01-26-2019 02:56 AM - edited 07-05-2021 09:45 AM
Dear Experts,
We need design recommendation for WLC and ISE for guest access. we have 2 WLCs (SSO) and one ISE node. we want to connect the second interface of WLCs in the DMZ and ISE will be placed in the internal network.
Is this a doable design? what is the recommendation from a security perspective?

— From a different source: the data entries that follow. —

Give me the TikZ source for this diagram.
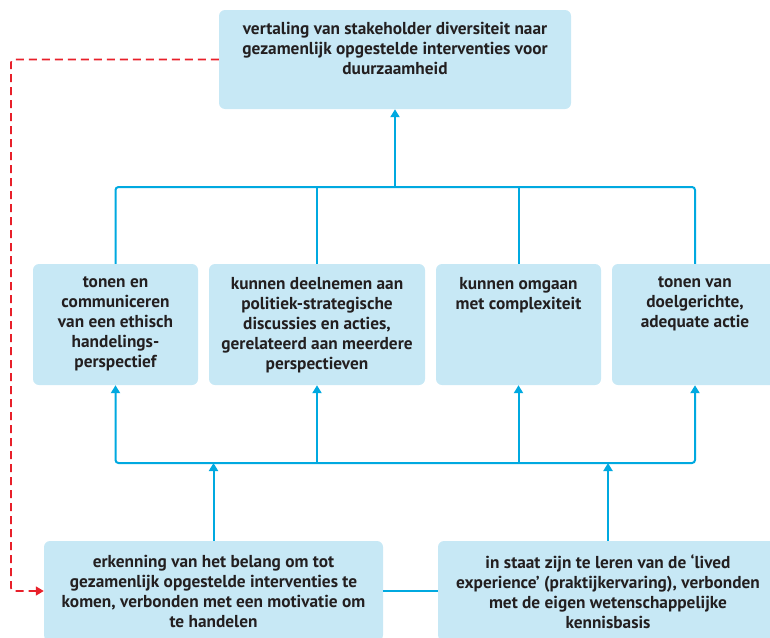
\documentclass[tikz,border=0pt]{standalone}
\usepackage{fontspec}
\setmainfont{PT Sans}
\usetikzlibrary{arrows.meta,calc}
\definecolor{boxfill}{HTML}{C7E8F5}
\definecolor{linecol}{HTML}{00A9E0}
\definecolor{redcol}{HTML}{E8202A}
\definecolor{txtcol}{HTML}{231F20}
\begin{document}
\begin{tikzpicture}[x=1pt,y=-1pt,
  box/.style={fill=boxfill, draw=none, rounded corners=6pt, inner sep=0pt},
  txt/.style={anchor=north, inner sep=0pt, align=center, text=txtcol,
    font=\bfseries\fontsize{17.3}{20}\selectfont},
  link/.style={draw=linecol, line width=2pt, rounded corners=3pt},
  tip/.style={-{Triangle[width=9pt,length=8pt]}},
  dashlink/.style={draw=redcol, line width=1.6pt, dash pattern=on 8pt off 5pt, rounded corners=3pt}
]
\useasboundingbox (0,0) rectangle (770,637);
\clip (0,0) rectangle (770,637);
% boxes
\node[box, minimum width=352pt, minimum height=99pt] (top) at (395,59.5) {};
\node[txt] (topt) at ($(top.north)+(0,12.5)$) {vertaling van stakeholder diversiteit naar\\gezamenlijk opgestelde interventies voor\\duurzaamheid};
\node[box, minimum width=165pt, minimum height=121pt] (m1) at (115.5,324.5) {};
\node[box, minimum width=216pt, minimum height=121pt] (m2) at (317,324.5) {};
\node[box, minimum width=165pt, minimum height=121pt] (m3) at (518.5,324.5) {};
\node[box, minimum width=166pt, minimum height=121pt] (m4) at (695,324.5) {};
\node[txt] (m1t) at ($(m1.north)+(0,13)$) {tonen en\\communiceren\\van een ethisch\\handelings-\\perspectief};
\node[txt] (m2t) at ($(m2.north)+(0,13)$) {kunnen deelnemen aan\\politiek-strategische\\discussies en acties,\\gerelateerd aan meerdere\\perspectieven};
\node[txt] (m3t) at ($(m3.north)+(0,13)$) {kunnen omgaan\\met complexiteit};
\node[txt] (m4t) at ($(m4.north)+(0,13)$) {tonen van\\doelgerichte,\\adequate actie};
\node[box, minimum width=339pt, minimum height=100pt] (b1) at (213.5,591) {};
\node[box, minimum width=340pt, minimum height=100pt] (b2) at (608,591) {};
\node[txt] (b1t) at ($(b1.north)+(0,14)$) {erkenning van het belang om tot\\gezamenlijk opgestelde interventies te\\komen, verbonden met een motivatie om\\te handelen};
\node[txt] (b2t) at ($(b2.north)+(0,14)$) {in staat zijn te leren van de ‘lived\\experience’ (praktijkervaring), verbonden\\met de eigen wetenschappelijke\\kennisbasis};
% bus coordinates
\coordinate (tb) at (0,187);
\coordinate (lb) at (0,463);
\coordinate (rd) at (11,0);
% top bus
\draw[link] (m1.north) -- (m1.north |- tb) -- (m4.north |- tb) -- (m4.north);
\draw[link] (m2.north) -- (m2.north |- tb);
\draw[link] (m3.north) -- (m3.north |- tb);
\draw[link, tip] (top.south |- tb) -- (top.south);
% lower bus
\draw[link, {Triangle[width=9pt,length=8pt]}-{Triangle[width=9pt,length=8pt]}] (m1.south) -- (m1.south |- lb) -- (m4.south |- lb) -- (m4.south);
\draw[link, tip] (m2.south |- lb) -- (m2.south);
\draw[link, tip] (m3.south |- lb) -- (m3.south);
\draw[link, tip] (b1.north) -- (b1.north |- lb);
\draw[link, tip] (b2.north) -- (b2.north |- lb);
\draw[link] (b1.east) -- (b2.west);
% red dashed feedback
\draw[dashlink, -{Triangle[width=9pt,length=8pt]}] (top.west) -| (rd |- b1.west) -- (b1.west);
\end{tikzpicture}
\end{document}
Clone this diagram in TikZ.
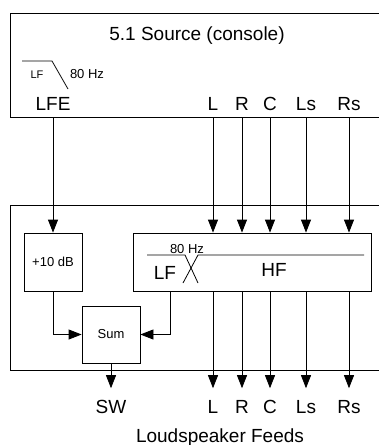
\documentclass[tikz,border=0pt]{standalone}
\usepackage{fontspec}
\setmainfont{Liberation Sans}
\usetikzlibrary{arrows.meta}

\begin{document}
\begin{tikzpicture}[x=1pt,y=-1pt,line width=0.8pt,>={Triangle[length=13pt,width=10pt]},
  big/.style={font=\fontsize{19}{22}\selectfont},
  small/.style={font=\fontsize{13}{15}\selectfont},
  unit/.style={draw,minimum width=58pt,minimum height=58pt,small},
  chan/.style={big,inner sep=0pt,text height=13.6pt,text depth=0pt},
  feed/.style={chan,outer ysep=11.5pt}]
\useasboundingbox (0,0) rectangle (379,445);
\clip (0,0) rectangle (379,445);
% source (console), runs off the right edge
\node[draw,minimum width=382pt,minimum height=104pt] (src) at (201,65) {};
\node[big,anchor=base] (title) at (197,40) {5.1 Source (console)};
% LF filter sign on the LFE output
\draw (22,61) -- (52,61) -- (68,89);
\node[font=\fontsize{11}{13}\selectfont,anchor=base] (lfsign) at (37,78) {LF};
\node[small,anchor=base] (fsign) at (87,78) {80 Hz};
% console outputs
\node[chan] (tLFE) at (53,103.5) {LFE};
\foreach \ch/\x in {L/213,R/242,C/270,Ls/306,Rs/349}
  \node[chan] (t\ch) at (\x,103.5) {\ch};
% decoder, also off the right edge
\node[draw,minimum width=382pt,minimum height=165pt] (dec) at (201,287.5) {};
\node[unit] (gain) at (53,262) {+10 dB};
\node[unit,minimum height=57pt] (sum) at (111,334.5) {Sum};
\node[draw,minimum width=238pt,minimum height=58pt] (xo) at (252,262) {};
% crossover sign inside
\draw (147,255) -- (185,255) -- (198,283);
\draw (364,255) -- (198,255) -- (183,283);
\node[small,anchor=base] (xfreq) at (187,253) {80 Hz};
\node[big,anchor=base] (lf) at (165,279) {LF};
\node[big,anchor=base] (hf) at (274,276) {HF};
\coordinate (lfout) at (170,291);
% loudspeaker feeds
\node[feed] (oSW) at (111,406.5) {SW};
\foreach \ch/\x in {L/213,R/242,C/270,Ls/306,Rs/349}
  \node[feed] (o\ch) at (\x,406.5) {\ch};
\node[big,anchor=base] (feeds) at (220,442) {Loudspeaker Feeds};
% connections
\draw[->] (tLFE |- src.south) -- (gain);
\foreach \ch in {L,R,C,Ls,Rs} {
  \draw[->] (t\ch |- src.south) -- (t\ch |- xo.north);
  \draw[->] (t\ch |- xo.south) -- (o\ch.north);
}
\draw[->] (gain) |- (sum);
\draw[->] (lfout) |- (sum);
\draw[->] (sum) -- (oSW.north);
\end{tikzpicture}
\end{document}
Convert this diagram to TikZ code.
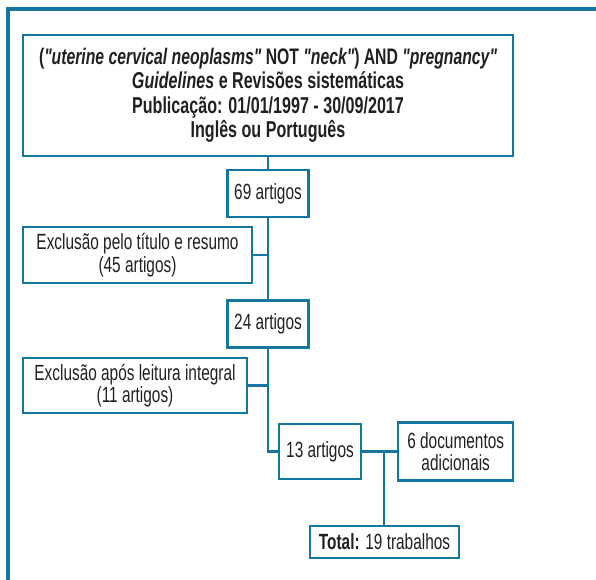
\documentclass[tikz,border=0pt]{standalone}
\usepackage{fontspec}
\newfontfamily\flowfont{Liberation Sans}[FakeStretch=0.70]
\usepackage{xcolor}
\usetikzlibrary{positioning, calc}

\definecolor{flowblue}{RGB}{18,118,160}
\definecolor{flowtext}{RGB}{35,31,32}

\begin{document}
\begin{tikzpicture}[
    x=1pt, y=-1pt,
    box/.style={draw=flowblue, line width=2.2pt, inner sep=0pt, align=center,
        text=flowtext, font=\flowfont\fontsize{22}{22.5}\selectfont},
    link/.style={draw=flowblue, line width=2.2pt},
    frame/.style={draw=flowblue, line width=3.5pt}
]
    \useasboundingbox (0,0) rectangle (596,579);

    % Outer frame
    \draw[frame] (8,620) |- (640,9);

    % Search strategy
    \node[box, minimum width=490pt, minimum height=121pt,
        font=\flowfont\bfseries\fontsize{23}{24.5}\selectfont] (query) at (268,95.5)
        {{\fontsize{22.5}{24.5}\selectfont({\itshape"uterine cervical neoplasms"} NOT {\itshape"neck"}) AND {\itshape"pregnancy"}}\\
         {\itshape Guidelines} e Revisões sistemáticas\\
         Publicação: 01/01/1997 - 30/09/2017\\
         Inglês ou Português};

    % Main trunk
    \node[box, below=12pt of query, minimum width=81pt, minimum height=47pt] (n69) {69 artigos};
    \node[box, minimum width=229pt, minimum height=56pt] (excl1) at (137.5,255)
        {Exclusão pelo título e resumo\\(45 artigos)};
    \node[box, below=81pt of n69, minimum width=81pt, minimum height=47pt] (n24) {24 artigos};
    \node[box, minimum width=224pt, minimum height=55pt] (excl2) at (135,385.5)
        {Exclusão após leitura integral\\(11 artigos)};
    \node[box, minimum width=82pt, minimum height=55pt] (n13) at (320,451.5) {13 artigos};

    % Additional documents and total
    \node[box, right=35pt of n13, minimum width=115pt, minimum height=58pt] (docs)
        {6 documentos\\adicionais};
    \node[box, minimum width=149pt, minimum height=32pt] (total) at (384.5,542)
        {\textbf{Total:} 19 trabalhos};

    % Connectors
    \draw[link] (query) -- (n69);
    \draw[link] (n69) -- (n24);
    \draw[link] (excl1.east) -- (excl1.east -| n69.south);
    \draw[link] (n24.south) |- (n13);
    \draw[link] (excl2.east) -- (excl2.east -| n24.south);
    \draw[link] (n13.east) -- (n13.east -| docs.west);
    \coordinate (join) at ($(n13.east)!0.63!(n13.east -| docs.west)$);
    \draw[link] (join) -- (join |- total.north);
\end{tikzpicture}
\end{document}
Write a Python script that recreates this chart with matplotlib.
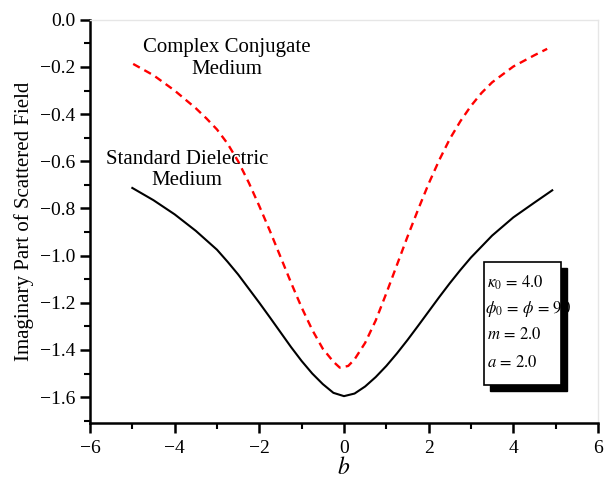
import matplotlib
matplotlib.use("Agg")
import matplotlib.pyplot as plt
from matplotlib.patches import Rectangle
from matplotlib.ticker import MultipleLocator, FuncFormatter

plt.rcParams['font.family'] = ['Liberation Serif', 'DejaVu Serif']
plt.rcParams['mathtext.fontset'] = 'stix'

# Standard dielectric medium (solid black)
b_std = [-5.0, -4.5, -4.0, -3.5, -3.0, -2.75, -2.5, -2.25, -2.0, -1.75, -1.5, -1.25, -1.0, -0.75, -0.5, -0.25,
         0.0, 0.25, 0.5, 0.75, 1.0, 1.25, 1.5, 1.75, 2.0, 2.25, 2.5, 2.75, 3.0, 3.5, 4.0, 4.5, 4.92]
y_std = [-0.713, -0.765, -0.825, -0.895, -0.975, -1.026, -1.08, -1.14, -1.20, -1.262, -1.325, -1.388, -1.447, -1.50, -1.545, -1.582,
         -1.596, -1.585, -1.555, -1.515, -1.468, -1.415, -1.358, -1.298, -1.237, -1.176, -1.117, -1.061, -1.008, -0.915, -0.838, -0.775, -0.723]

# Complex conjugate medium (dashed red)
b_cc = [-4.98, -4.5, -4.0, -3.5, -3.25, -3.0, -2.75, -2.5, -2.25, -2.0, -1.75, -1.5, -1.25, -1.0, -0.75, -0.5, -0.25,
        -0.1, 0.1, 0.25, 0.5, 0.75, 1.0, 1.25, 1.5, 1.75, 2.0, 2.25, 2.5, 2.75, 3.0, 3.25, 3.5, 4.0, 4.5, 4.8]
y_cc = [-0.187, -0.235, -0.30, -0.375, -0.418, -0.465, -0.525, -0.60, -0.69, -0.79, -0.895, -1.005, -1.115, -1.22, -1.315, -1.395, -1.45,
        -1.475, -1.468, -1.44, -1.37, -1.275, -1.16, -1.04, -0.92, -0.805, -0.695, -0.595, -0.505, -0.43, -0.365, -0.31, -0.265, -0.198, -0.15, -0.123]

params = [r'$\kappa_0\,=\,4.0$', r'$\phi_0\,=\,\phi\,=\,90$', r'$m\,=\,2.0$', r'$a\,=\,2.0$']

fig = plt.figure(figsize=(6.04, 4.84), dpi=100)
ax = fig.add_axes([0.149, 0.126, 0.841, 0.833])

ax.plot(b_std, y_std, color='black', lw=1.5, zorder=3, solid_joinstyle='round')
ax.plot(b_cc, y_cc, color='red', lw=1.7, dashes=(3.2, 2.2), zorder=3)

ax.set_xlim(-6, 6)
ax.set_ylim(-1.71, 0.0)
ax.xaxis.set_major_locator(MultipleLocator(2))
ax.xaxis.set_minor_locator(MultipleLocator(1))
ax.yaxis.set_major_locator(MultipleLocator(0.2))
ax.yaxis.set_minor_locator(MultipleLocator(0.1))
ax.yaxis.set_major_formatter(FuncFormatter(lambda v, p: ('%.1f' % v).replace('-', '\u2212') if abs(v) > 1e-9 else '0.0'))
ax.xaxis.set_major_formatter(FuncFormatter(lambda v, p: ('%d' % round(v)).replace('-', '\u2212')))

for s in ['left', 'bottom']:
    ax.spines[s].set_linewidth(1.8)
    ax.spines[s].set_color('black')
for s in ['top', 'right']:
    ax.spines[s].set_linewidth(1.0)
    ax.spines[s].set_color('#e6e6e6')

ax.tick_params(which='major', direction='out', length=7, width=1.8, labelsize=14, colors='black')
ax.tick_params(which='minor', direction='out', length=4, width=1.5)
ax.tick_params(axis='x', which='major', pad=5)
ax.tick_params(top=False, right=False, which='both')

ax.set_xlabel(r'$b$', fontsize=17, labelpad=0)
ax.set_ylabel('Imaginary Part of Scattered Field', fontsize=15, labelpad=4)

ax.text(-2.76, -0.163, 'Complex Conjugate\nMedium', ha='center', va='center', fontsize=15,
        linespacing=1.2, multialignment='center')
ax.text(-3.71, -0.637, 'Standard Dielectric\nMedium', ha='center', va='center', fontsize=15,
        linespacing=1.2, multialignment='center')

# parameter box with shadow
bx0, bx1, by0, by1 = 3.31, 5.13, -1.549, -1.027
dx, dy = 0.15, 0.027
ax.add_patch(Rectangle((bx0 + dx, by0 - dy), bx1 - bx0, by1 - by0, facecolor='black', edgecolor='black', zorder=4))
ax.add_patch(Rectangle((bx0, by0), bx1 - bx0, by1 - by0, facecolor='white', edgecolor='black', lw=1.2, zorder=5))
ys = [-1.116, -1.227, -1.337, -1.456]
xs = [bx0 + 0.08, bx0 + 0.03, bx0 + 0.08, bx0 + 0.08]
for txt, xx, yy in zip(params, xs, ys):
    ax.text(xx, yy, txt, ha='left', va='center', fontsize=12, zorder=6)

fig.savefig('out.png', dpi=100)
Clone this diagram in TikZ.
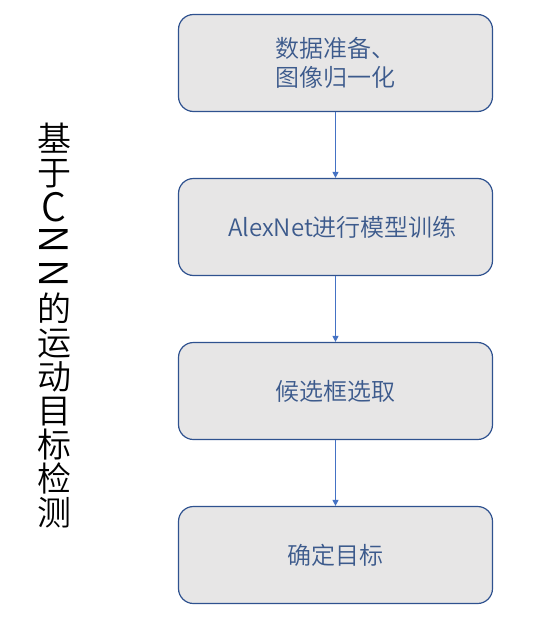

Does WLC support traffic over multiple interfaces.
WLC model is 5520
Appreciate your quick response.
01-26-2019 03:06 AM
Do you have any high level topology, Can this 5520 WLC dedicated to Guest Anchor ?
01-26-2019 05:03 AM
01-26-2019 05:04 AM
01-26-2019 06:03 AM
With SSO, LAG is required so you cannot use a dedicated port. That type of design would be better with N+1 where you set the port priority and assign what port an interface belongs to. With SSO, you can place the guest into a non routable vlan internally and then have another port on the switch pass that traffic to the DMZ.
01-29-2019 02:44 AM
You can create a totally new VLAN just for guests and ensure that this is the Interface Group/VLAN that unauthenticated users get placed into when they associate with your open SSID (Guest). The WLC will send Radius requests to ISE via the managament VLAN and this will arrive at Gig0 on the ISE node (ISE listens to Radius/TACACS on all active interfaces). And then the security advice I can give you is that you host your guest portal on a different ISE interface - e.g. Gig1. This is easily done from the ISE GUI when you create the portal. This means that ISE won't listen on tcp/443&8443 on Gig0 - hence, guests won't be able to attack your ISE node kill your managment interface. Of course if you're not careful, they can still DOS ISE on Gig1. But you should be very restrictive in your Cisco WLC ACL's for portal user roles, and authenticated user roles. Portal users should only be allowed to perform DNS queries and talk tcp/8443 to ISE. Be as explicity as you can and even nail down the exact DNS servers in your ACLs!
For authenticated users you allow DNS, ISE and then block RFC1918 addresses, and finally, allow all the rest. That should ensure that Guests only get to internet. If you have a web proxy in your design, then the rule is a bit different - you don't allow all, but you simply allow all traffic to the proxy only, and then block the rest.